POET said on June 1 it has acquired Flint Hills Resources' entire ethanol business, highlighting the largest U.S. biofuels producer's bet that conventional renewable fuels like corn-based ethanol will play a role in reducing carbon emissions.
The deal will boost POET's ethanol production capacity by 40% to 3 billion gallons per year, the company said.
The United States is the world's largest producer of ethanol. Before the coronavirus pandemic, U.S producers made 15.8 billion gallons of ethanol in 2019, according to the U.S. Energy Information Administration (EIA).
Ethanol and ethanol-gasoline mixtures burn cleaner than pure gasoline. Producing and burning ethanol still results in carbon emissions, though its effect on net emissions depends on how it is made, according to the EIA.
"Biofuels are one of the best near-term solutions to climate change," POET founder and CEO Jeff Broin told Reuters. "Biofuels are here today, and we don't have decades to wait."
U.S. President Joe Biden released a plan to reduce emissions in April that encouraged development of "very low carbon new-generation renewable fuels" but did not specifically name ethanol.
The acquisition includes six bioprocessing facilities located in Iowa and Nebraska and two terminals in Texas and Georgia.
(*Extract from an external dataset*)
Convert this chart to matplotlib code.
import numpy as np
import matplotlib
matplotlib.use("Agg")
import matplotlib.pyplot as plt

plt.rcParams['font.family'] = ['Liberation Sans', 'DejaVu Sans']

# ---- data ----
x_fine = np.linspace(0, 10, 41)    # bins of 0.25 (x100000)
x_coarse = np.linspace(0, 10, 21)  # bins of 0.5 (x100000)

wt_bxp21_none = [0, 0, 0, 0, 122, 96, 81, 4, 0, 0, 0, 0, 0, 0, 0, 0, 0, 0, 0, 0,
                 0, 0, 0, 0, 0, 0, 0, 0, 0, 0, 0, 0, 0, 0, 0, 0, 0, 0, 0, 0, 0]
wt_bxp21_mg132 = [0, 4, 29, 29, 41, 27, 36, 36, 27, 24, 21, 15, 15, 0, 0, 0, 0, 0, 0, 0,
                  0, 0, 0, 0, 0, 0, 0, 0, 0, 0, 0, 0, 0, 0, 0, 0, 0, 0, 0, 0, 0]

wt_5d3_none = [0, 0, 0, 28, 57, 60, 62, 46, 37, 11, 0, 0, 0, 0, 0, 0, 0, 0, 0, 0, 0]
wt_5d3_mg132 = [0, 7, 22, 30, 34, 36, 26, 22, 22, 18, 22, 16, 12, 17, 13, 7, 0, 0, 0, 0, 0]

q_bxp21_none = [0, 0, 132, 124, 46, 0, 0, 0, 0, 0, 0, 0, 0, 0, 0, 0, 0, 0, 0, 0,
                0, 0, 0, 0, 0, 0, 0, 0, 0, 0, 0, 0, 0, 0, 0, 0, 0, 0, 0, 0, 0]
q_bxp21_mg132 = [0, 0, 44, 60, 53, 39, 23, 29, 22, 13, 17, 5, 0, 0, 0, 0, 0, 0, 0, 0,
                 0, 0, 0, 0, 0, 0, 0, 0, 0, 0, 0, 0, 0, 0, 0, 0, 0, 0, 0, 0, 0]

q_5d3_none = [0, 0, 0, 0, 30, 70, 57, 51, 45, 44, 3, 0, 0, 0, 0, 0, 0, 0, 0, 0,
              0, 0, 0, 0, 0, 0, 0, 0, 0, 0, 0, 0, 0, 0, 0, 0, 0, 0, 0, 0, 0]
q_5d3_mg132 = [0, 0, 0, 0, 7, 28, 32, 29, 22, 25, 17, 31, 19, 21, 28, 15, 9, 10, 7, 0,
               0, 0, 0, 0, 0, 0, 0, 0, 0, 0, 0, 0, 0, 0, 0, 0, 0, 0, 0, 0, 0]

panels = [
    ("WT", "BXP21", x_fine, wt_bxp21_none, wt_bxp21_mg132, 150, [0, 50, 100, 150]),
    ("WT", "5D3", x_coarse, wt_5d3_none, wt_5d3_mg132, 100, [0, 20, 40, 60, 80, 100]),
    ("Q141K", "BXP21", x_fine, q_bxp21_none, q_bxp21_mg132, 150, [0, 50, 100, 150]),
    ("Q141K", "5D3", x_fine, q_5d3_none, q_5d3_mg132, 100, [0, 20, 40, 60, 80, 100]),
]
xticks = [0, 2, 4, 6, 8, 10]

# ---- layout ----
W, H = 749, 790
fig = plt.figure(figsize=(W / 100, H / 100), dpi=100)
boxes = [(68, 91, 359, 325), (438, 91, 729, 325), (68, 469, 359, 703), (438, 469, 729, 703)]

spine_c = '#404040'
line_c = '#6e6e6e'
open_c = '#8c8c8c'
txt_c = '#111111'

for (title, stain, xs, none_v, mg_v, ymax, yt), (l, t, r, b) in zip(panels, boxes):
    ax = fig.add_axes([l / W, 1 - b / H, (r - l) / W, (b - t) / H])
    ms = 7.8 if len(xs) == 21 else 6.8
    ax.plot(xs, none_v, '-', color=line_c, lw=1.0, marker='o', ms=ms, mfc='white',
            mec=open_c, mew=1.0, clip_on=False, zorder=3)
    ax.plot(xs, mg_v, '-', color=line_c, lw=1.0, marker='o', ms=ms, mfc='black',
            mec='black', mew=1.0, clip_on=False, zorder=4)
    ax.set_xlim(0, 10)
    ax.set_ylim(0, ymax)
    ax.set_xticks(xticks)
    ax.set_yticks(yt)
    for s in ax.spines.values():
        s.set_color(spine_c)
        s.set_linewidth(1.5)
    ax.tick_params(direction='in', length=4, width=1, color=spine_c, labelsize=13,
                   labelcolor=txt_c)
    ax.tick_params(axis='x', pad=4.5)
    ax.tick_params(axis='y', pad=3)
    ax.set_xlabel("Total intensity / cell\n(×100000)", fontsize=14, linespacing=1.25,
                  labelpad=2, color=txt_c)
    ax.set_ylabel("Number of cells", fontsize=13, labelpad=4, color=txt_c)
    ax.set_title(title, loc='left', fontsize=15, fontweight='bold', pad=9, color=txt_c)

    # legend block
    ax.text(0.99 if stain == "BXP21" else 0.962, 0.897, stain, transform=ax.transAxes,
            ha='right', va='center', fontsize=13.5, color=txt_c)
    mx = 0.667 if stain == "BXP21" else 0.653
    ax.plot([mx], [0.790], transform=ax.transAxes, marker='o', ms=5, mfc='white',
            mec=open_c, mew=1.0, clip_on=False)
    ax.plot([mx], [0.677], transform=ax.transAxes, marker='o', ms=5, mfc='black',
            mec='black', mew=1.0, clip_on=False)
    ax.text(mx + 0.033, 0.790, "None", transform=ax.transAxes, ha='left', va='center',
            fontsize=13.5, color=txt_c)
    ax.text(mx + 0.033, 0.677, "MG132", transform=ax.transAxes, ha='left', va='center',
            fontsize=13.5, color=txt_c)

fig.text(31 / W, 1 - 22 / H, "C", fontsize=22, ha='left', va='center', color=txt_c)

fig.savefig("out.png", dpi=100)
POET, based at Sioux Falls, South Dakota, will now operate 33 bioprocessing facilities across eight states.
Reuters reported in May that the companies were in discussions over the deal.
"This opportunity was the right opportunity at the right time," Jeff Lautt, POET's COO, said.
Flint Hills, a refining, biofuels and petrochemical company, is based in Wichita, Kansas, and was the fifth-largest ethanol producer in the United States before the acquisition.
The deal will also boost POET's dried distillers grain production to 7 million tons per year and its corn oil production to 975 million pounds per year.